We have long campaigned for the legal representation of those victims who have their reputations attacked in court, who are prevented from urgent therapy by the seizure and disclosure of their treatment notes, and the long-term abuse of their telephones and data. We are aware that the legal establishment is not yet ready for any such measure. It could be done, and it would ensure fair justice for all concerned, but experience tells us that justice is finely balanced – in favour of the offender.





There is no mention of the provision of Victim Personal Statements.
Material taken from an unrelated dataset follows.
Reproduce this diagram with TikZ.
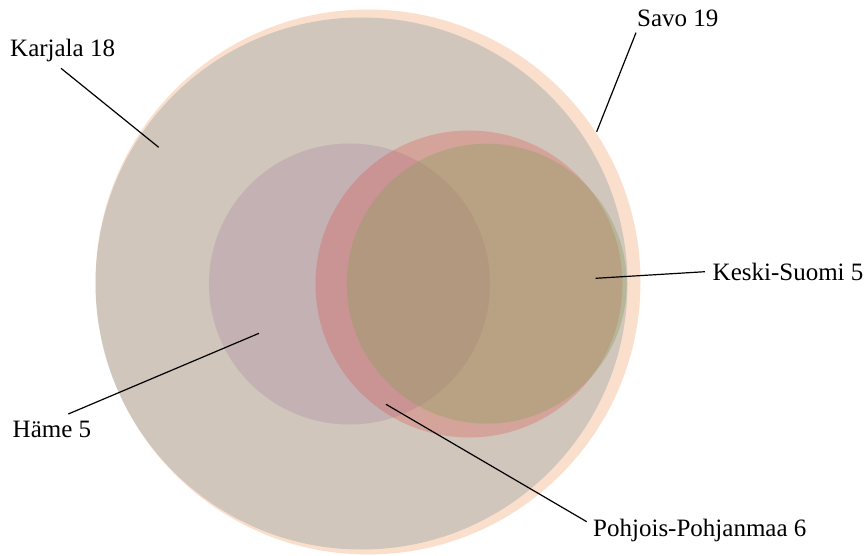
\documentclass[tikz,border=0pt]{standalone}
\usepackage{fontspec}
\setmainfont{Liberation Serif}
\definecolor{savoC}{RGB}{243,131,59}
\definecolor{karC}{RGB}{80,124,138}
\definecolor{hameC}{RGB}{157,115,153}
\definecolor{pohC}{RGB}{225,63,57}
\definecolor{kesC}{RGB}{137,160,91}
\begin{document}
\begin{tikzpicture}[x=1pt,y=-1pt,
  setdisc/.style={circle,inner sep=0pt,outer sep=0pt,draw=none},
  lbl/.style={anchor=base west,inner sep=0pt,font=\fontsize{25}{29}\selectfont,text=black},
  leader/.style={draw=black,line width=1.2pt}]
\useasboundingbox (0,0) rectangle (865,556);
\fill[white] (0,0) rectangle (865,556);
% set circles
\node[setdisc,fill=savoC,fill opacity=0.25,minimum size=545pt] (savo) at (368,282) {};
\node[setdisc,fill=karC,fill opacity=0.25,minimum size=532pt] (karjala) at (361.5,283.5) {};
\node[setdisc,fill=hameC,fill opacity=0.25,minimum size=281pt] (hame) at (349.5,284) {};
\node[setdisc,fill=pohC,fill opacity=0.25,minimum size=307pt] (pohjois) at (469,284) {};
\node[setdisc,fill=kesC,fill opacity=0.37,minimum size=280pt] (keski) at (486.7,283.7) {};
% labels
\node[lbl] (lkar) at (10,57) {Karjala 18};
\node[lbl] (lsavo) at (637,27) {Savo 19};
\node[lbl] (lkes) at (712.5,280.5) {Keski-Suomi 5};
\node[lbl] (lhame) at (12.5,437.5) {Häme 5};
\node[lbl] (lpoh) at (593,536.5) {Pohjois-Pohjanmaa 6};
% leader end points
\coordinate (ckar1) at (61,68.3);
\coordinate (ckar2) at (158.7,147.3);
\coordinate (csavo1) at (636,32.7);
\coordinate (csavo2) at (596.7,131.7);
\coordinate (ckes1) at (705,271.7);
\coordinate (ckes2) at (595.7,278.3);
\coordinate (chame1) at (68.3,414);
\coordinate (chame2) at (259,333.3);
\coordinate (cpoh1) at (586.7,521.7);
\coordinate (cpoh2) at (386,404.3);
\draw[leader] (ckar1) -- (ckar2);
\draw[leader] (csavo1) -- (csavo2);
\draw[leader] (ckes1) -- (ckes2);
\draw[leader] (chame1) -- (chame2);
\draw[leader] (cpoh1) -- (cpoh2);
\end{tikzpicture}
\end{document}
Nor of any right to present these in court, similarly there is no mention of any right to make representation at Parole hearings.

There is no mention of the protection from intrusive and unnecessary data seizure and disclosure of victim’s personal and sensitive data, nor of their right to have their property returned.

There is no mention of, or remedy for, the seizure and disclosure of therapy notes and medical history. This gross intervention into the privacy of victims prevents traumatised victims accessing treatment yet remains unprotected by law.

There is no mention of any one person or agency who would have the duty, or even the power in law to review individual cases. This is an essential measure to redress the power imbalance for victims.

In Conclusion- Efficacy and Futility:


There is a term in the world of medical research when a new drug or measure is about to be launched, when lives may be at risk and much money too. It is time for the Efficacy and Futility Review. Does this new drug work – and is it worthwhile compared to existing measures?

Given the parlous state of the Criminal Justice Service in relation to victims, will this Bill improve their experience and outcomes? If this Bill were to be enacted in its present form, would it be an improvement and be worthwhile?

We thought about using these proposals as a template for all the cases and situations that have gone wrong and considered if there would have been an improvement. Sadly, the answer was “no.” We maintain that there is much work and attitudinal change needed to make this Bill effective.


We wish to thank the committee for this open invitation to comment on the proposed legislation. The advocacy path to a Victims Law has been long and demanding for us and many others. We wish them well with their deliberations.




Ben Lyon has a long experience of working with and for victims, within the Metropolitan Police, the Victim Liaison Service (National Probation Service), and as a Restorative Justice practitioner and researcher. He has worked for RJ for All internationally and within the UK. He has advocated for self-empowerment and self-assessment for victims when accessing restorative justice and was the Chair of the Victims’ Scrutiny Panel for the MOPAC RJ service.


Gabrielle Browne had her own experience of serious sexual assault and subsequent problematic experiences with the CJS. She has since advocated for the rights of victims, whilst consulting with government ministers, ministries and agencies towards positive outcomes for victims. She has appeared regularly in the media as a champion on issues relating to violence against women. Gabrielle was re-elected as a Chair of the MOPAC Victim Reference Group.


They have both supported and served with ‘Restorative Justice 4 All’ and are long term advocates and business partners in ‘Articulate Arguments.’